» **SET TASK**: Look for the line containing "Reproduce this chart with Apache ECharts." and the line containing "23.2, color: '#111'"; retype them and all lines between, exactly, and leave out the pictures.

*** DATA SECTION ***

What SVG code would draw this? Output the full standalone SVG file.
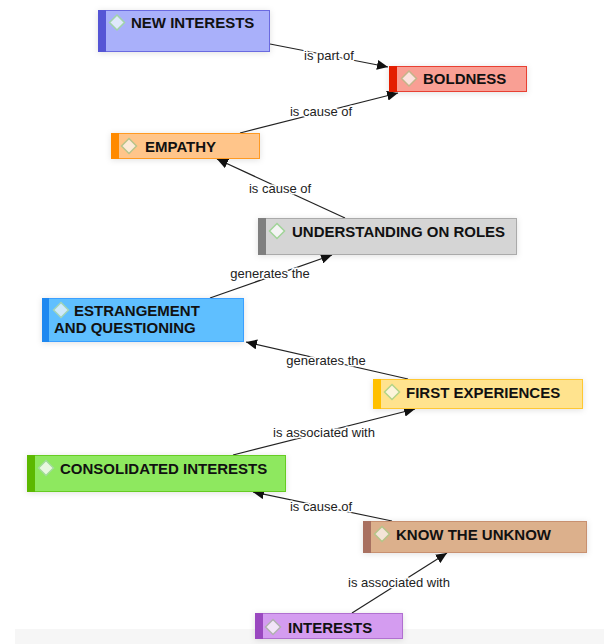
<svg xmlns="http://www.w3.org/2000/svg" width="604" height="644" viewBox="0 0 604 644">
<style>
.nt{font-family:"Liberation Sans",Arial,sans-serif;font-weight:bold;font-size:15px;fill:#111}
.lb{font-family:"Liberation Sans",Arial,sans-serif;font-size:13px;fill:#222;text-anchor:middle;stroke:#fff;stroke-width:3;paint-order:stroke;stroke-linejoin:round}
.ed{stroke:#222;stroke-width:1.2;fill:none;marker-end:url(#ah)}
.box{filter:url(#sh)}
.dm{stroke-width:1.5}
</style>
<defs>
<marker id="ah" markerWidth="12" markerHeight="10" refX="11" refY="5" orient="auto" markerUnits="userSpaceOnUse">
<path d="M0,0 L11,5 L0,10 z" fill="#111"/>
</marker>
<filter id="sh" x="-10%" y="-30%" width="120%" height="160%">
<feDropShadow dx="0" dy="1" stdDeviation="3" flood-color="#000" flood-opacity="0.12"/>
</filter>
</defs>
<rect x="15" y="629" width="589" height="15" fill="#f6f6f6"/>
<g id="connectors">
<line class="ed" x1="270" y1="44" x2="388" y2="67"/>
<line class="ed" x1="240" y1="133" x2="398" y2="93"/>
<line class="ed" x1="345" y1="218" x2="217" y2="159"/>
<line class="ed" x1="210" y1="298" x2="332" y2="255"/>
<line class="ed" x1="408" y1="379" x2="246" y2="342"/>
<line class="ed" x1="233" y1="455" x2="415" y2="409"/>
<line class="ed" x1="392" y1="521" x2="253" y2="492"/>
<line class="ed" x1="352" y1="613" x2="447" y2="553"/>
<text class="lb" x="329" y="60">is part of</text>
<text class="lb" x="321" y="116">is cause of</text>
<text class="lb" x="280" y="193">is cause of</text>
<text class="lb" x="270" y="278">generates the</text>
<text class="lb" x="326" y="365">generates the</text>
<text class="lb" x="324" y="437">is associated with</text>
<text class="lb" x="321" y="511">is cause of</text>
<text class="lb" x="399" y="587">is associated with</text>
</g>
<g id="n-new-interests">
<rect class="box" x="98.5" y="10.5" width="171" height="41" fill="#a9b0fa" stroke="#6a6ae0"/>
<rect x="98" y="10" width="8" height="42" fill="#5555d5"/>
<path class="dm" d="M117,15 L124.5,22.5 L117,30 L109.5,22.5 z" fill="#dfe8fb" stroke="#a0d4a8"/>
<text class="nt" x="131" y="28">NEW INTERESTS</text>
</g>
<g id="n-boldness">
<rect class="box" x="389.5" y="66.5" width="137" height="25" fill="#f99f94" stroke="#e84030"/>
<rect x="389" y="66" width="8" height="26" fill="#e41e00"/>
<path class="dm" d="M409,71 L416.5,78.5 L409,86 L401.5,78.5 z" fill="#fde2de" stroke="#c4b48a"/>
<text class="nt" x="423" y="84">BOLDNESS</text>
</g>
<g id="n-empathy">
<rect class="box" x="111.5" y="133.5" width="148" height="25" fill="#ffc58a" stroke="#ff9a20"/>
<rect x="111" y="133" width="8" height="26" fill="#ff8a00"/>
<path class="dm" d="M129,138.5 L136.5,146 L129,153.5 L121.5,146 z" fill="#fdebd8" stroke="#b8c48a"/>
<text class="nt" x="145" y="152">EMPATHY</text>
</g>
<g id="n-understanding">
<rect class="box" x="258.5" y="218.5" width="258" height="36" fill="#d5d5d5" stroke="#aaaaaa"/>
<rect x="258" y="218" width="8" height="37" fill="#7f7f7f"/>
<path class="dm" d="M277,223.5 L284.5,231 L277,238.5 L269.5,231 z" fill="#f4f4f4" stroke="#a0d498"/>
<text class="nt" x="292" y="237">UNDERSTANDING ON ROLES</text>
</g>
<g id="n-estrangement">
<rect class="box" x="42.5" y="298.5" width="201" height="43" fill="#5fbfff" stroke="#3aa0ff"/>
<rect x="42" y="298" width="7" height="44" fill="#1e88f0"/>
<path class="dm" d="M61,302.5 L68.5,310 L61,317.5 L53.5,310 z" fill="#cfeafc" stroke="#a0d4b8"/>
<text class="nt"><tspan x="74" y="315.5">ESTRANGEMENT</tspan><tspan x="54" y="333">AND QUESTIONING</tspan></text>
</g>
<g id="n-first-experiences">
<rect class="box" x="373.5" y="379.5" width="209" height="29" fill="#ffe38e" stroke="#ffc830"/>
<rect x="373" y="379" width="8" height="30" fill="#ffc000"/>
<path class="dm" d="M392,384.5 L399.5,392 L392,399.5 L384.5,392 z" fill="#fdf5dc" stroke="#b4d488"/>
<text class="nt" x="406" y="398">FIRST EXPERIENCES</text>
</g>
<g id="n-consolidated-interests">
<rect class="box" x="27.5" y="455.5" width="258" height="36" fill="#8ee85e" stroke="#66cc22"/>
<rect x="27" y="455" width="8" height="37" fill="#5cb800"/>
<path class="dm" d="M46,460.5 L53.5,468 L46,475.5 L38.5,468 z" fill="#e8f8e0" stroke="#a0dc98"/>
<text class="nt" x="60" y="474">CONSOLIDATED INTERESTS</text>
</g>
<g id="n-know-the-unknow">
<rect class="box" x="363.5" y="521.5" width="223" height="31" fill="#dcb08c" stroke="#c89070"/>
<rect x="363" y="521" width="8" height="32" fill="#a87060"/>
<path class="dm" d="M382,526.5 L389.5,534 L382,541.5 L374.5,534 z" fill="#f4e4d8" stroke="#b4c488"/>
<text class="nt" x="396" y="540">KNOW THE UNKNOW</text>
</g>
<g id="n-interests">
<rect class="box" x="255.5" y="613.5" width="147" height="25" fill="#d49cf0" stroke="#b070d0"/>
<rect x="255" y="613" width="8" height="26" fill="#9a48c0"/>
<path class="dm" d="M273,619.5 L280.5,627 L273,634.5 L265.5,627 z" fill="#f2e4f8" stroke="#b0b0b0"/>
<text class="nt" x="288" y="633">INTERESTS</text>
</g>
</svg>
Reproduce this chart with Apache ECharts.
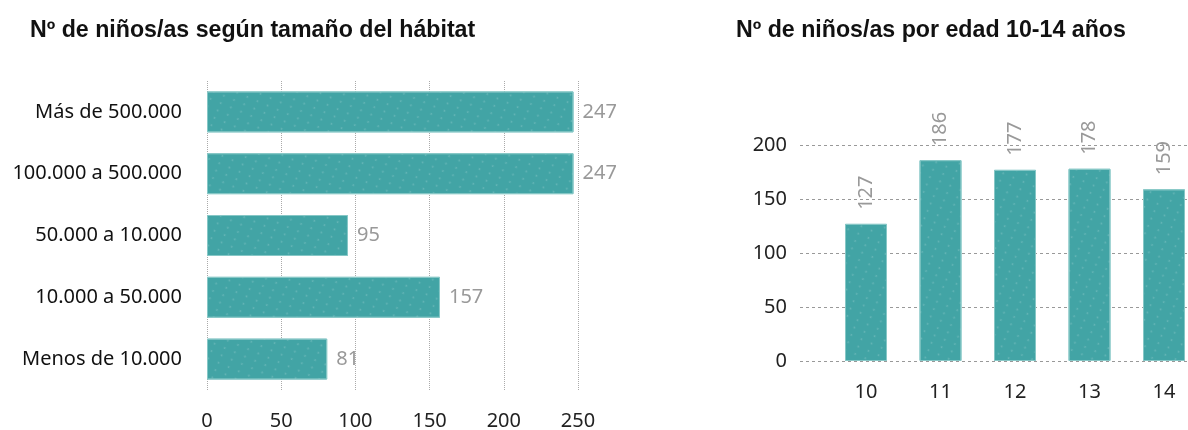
<!DOCTYPE html>
<html>
<head>
<meta charset="utf-8">
<title>Niños/as por hábitat y edad</title>
<script src="https://cdn.jsdelivr.net/npm/echarts@6/dist/echarts.min.js"></script>
<style>
  html, body { margin: 0; padding: 0; background: #fff; }
  #main { width: 1188px; height: 430px; }
</style>
</head>
<body>
<div id="main"></div>
<script>
// datos: tamaño del hábitat
var habitatCats = ['Más de 500.000', '100.000 a 500.000', '50.000 a 10.000', '10.000 a 50.000', 'Menos de 10.000'];
var habitatVals = [247, 247, 95, 157, 81];

// datos: edad 10-14
var ages = [10, 11, 12, 13, 14];
var ageVals = [127, 186, 177, 178, 159];

var chart = echarts.init(document.getElementById('main'), null, { renderer: 'canvas' });

var fam = "'Noto Sans', sans-serif";
var teal = '#42a4a5';

// textura tipo boceto
var decal = {
    symbol: 'rect',
    symbolSize: 0.5,
    color: 'rgba(255,255,255,0.35)',
    dashArrayX: [3, 8],
    dashArrayY: [2, 6],
    rotation: 0.4
};

function txt(size, color) {
    return { fontFamily: fam, fontSize: size, color: color };
}

var titleStyle = { fontFamily: "'Liberation Sans', sans-serif", fontWeight: 'bold', fontSize: 23.2, color: '#111' };

var option = {
    backgroundColor: '#fff',
    title: [{
        text: 'Nº de niños/as según tamaño del hábitat',
        left: 30, top: 19, padding: 0,
        textStyle: titleStyle
    }, {
        text: 'Nº de niños/as por edad 10-14 años',
        left: 736, top: 19, padding: 0,
        textStyle: titleStyle
    }],
    grid: [
        { left: 207, right: 610, top: 81, bottom: 40, outerBoundsMode: 'none' },
        { left: 800, right: 0, top: 145, bottom: 69, outerBoundsMode: 'none' }
    ],
    xAxis: [{
        gridIndex: 0,
        type: 'value',
        min: 0, max: 250, interval: 50,
        axisLine: { show: false },
        axisTick: { show: false },
        axisLabel: Object.assign({ margin: 21 }, txt(20, '#222')),
        splitLine: { show: true, lineStyle: { type: 'dotted', color: '#aaa', width: 1 } }
    }, {
        gridIndex: 1,
        type: 'value',
        min: 9.114, max: 14.322,
        axisLine: { show: false },
        axisTick: { show: false },
        splitLine: { show: false },
        axisLabel: Object.assign({ customValues: ages, margin: 21 }, txt(20, '#222'))
    }],
    yAxis: [{
        gridIndex: 0,
        type: 'category',
        inverse: true,
        data: habitatCats,
        axisLine: { show: false },
        axisTick: { show: false },
        axisLabel: Object.assign({ margin: 25 }, txt(20, '#111'))
    }, {
        gridIndex: 1,
        type: 'value',
        min: 0, max: 200, interval: 50,
        axisLine: { show: false },
        axisTick: { show: false },
        axisLabel: Object.assign({ margin: 13 }, txt(20, '#222')),
        splitLine: { show: true, lineStyle: { type: [3, 3], color: '#999', width: 1 } }
    }],
    series: [{
        type: 'bar',
        xAxisIndex: 0, yAxisIndex: 0,
        data: habitatVals,
        barWidth: 41,
        itemStyle: { color: teal, borderColor: '#86c7c6', borderWidth: 1, decal: decal },
        label: Object.assign({ show: true, position: 'right', distance: 9 }, txt(20, '#999')),
        silent: true
    }, {
        type: 'bar',
        xAxisIndex: 1, yAxisIndex: 1,
        data: ages.map(function (a, i) { return [a, ageVals[i]]; }),
        barWidth: 42,
        itemStyle: { color: teal, borderColor: '#86c7c6', borderWidth: 1, decal: decal },
        label: Object.assign({
            show: true, position: 'top', distance: 14, rotate: 90,
            align: 'left', verticalAlign: 'middle',
            formatter: function (p) { return p.value[1]; }
        }, txt(20, '#999')),
        silent: true
    }]
};

chart.setOption(option);
</script>
</body>
</html>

***

» **FINAL RESULT**:
Reproduce this chart with Apache ECharts.
<!DOCTYPE html>
<html>
<head>
<meta charset="utf-8">
<title>Niños/as por hábitat y edad</title>
<script src="https://cdn.jsdelivr.net/npm/echarts@6/dist/echarts.min.js"></script>
<style>
  html, body { margin: 0; padding: 0; background: #fff; }
  #main { width: 1188px; height: 430px; }
</style>
</head>
<body>
<div id="main"></div>
<script>
// datos: tamaño del hábitat
var habitatCats = ['Más de 500.000', '100.000 a 500.000', '50.000 a 10.000', '10.000 a 50.000', 'Menos de 10.000'];
var habitatVals = [247, 247, 95, 157, 81];

// datos: edad 10-14
var ages = [10, 11, 12, 13, 14];
var ageVals = [127, 186, 177, 178, 159];

var chart = echarts.init(document.getElementById('main'), null, { renderer: 'canvas' });

var fam = "'Noto Sans', sans-serif";
var teal = '#42a4a5';

// textura tipo boceto
var decal = {
    symbol: 'rect',
    symbolSize: 0.5,
    color: 'rgba(255,255,255,0.35)',
    dashArrayX: [3, 8],
    dashArrayY: [2, 6],
    rotation: 0.4
};

function txt(size, color) {
    return { fontFamily: fam, fontSize: size, color: color };
}

var titleStyle = { fontFamily: "'Liberation Sans', sans-serif", fontWeight: 'bold', fontSize: 23.2, color: '#111' };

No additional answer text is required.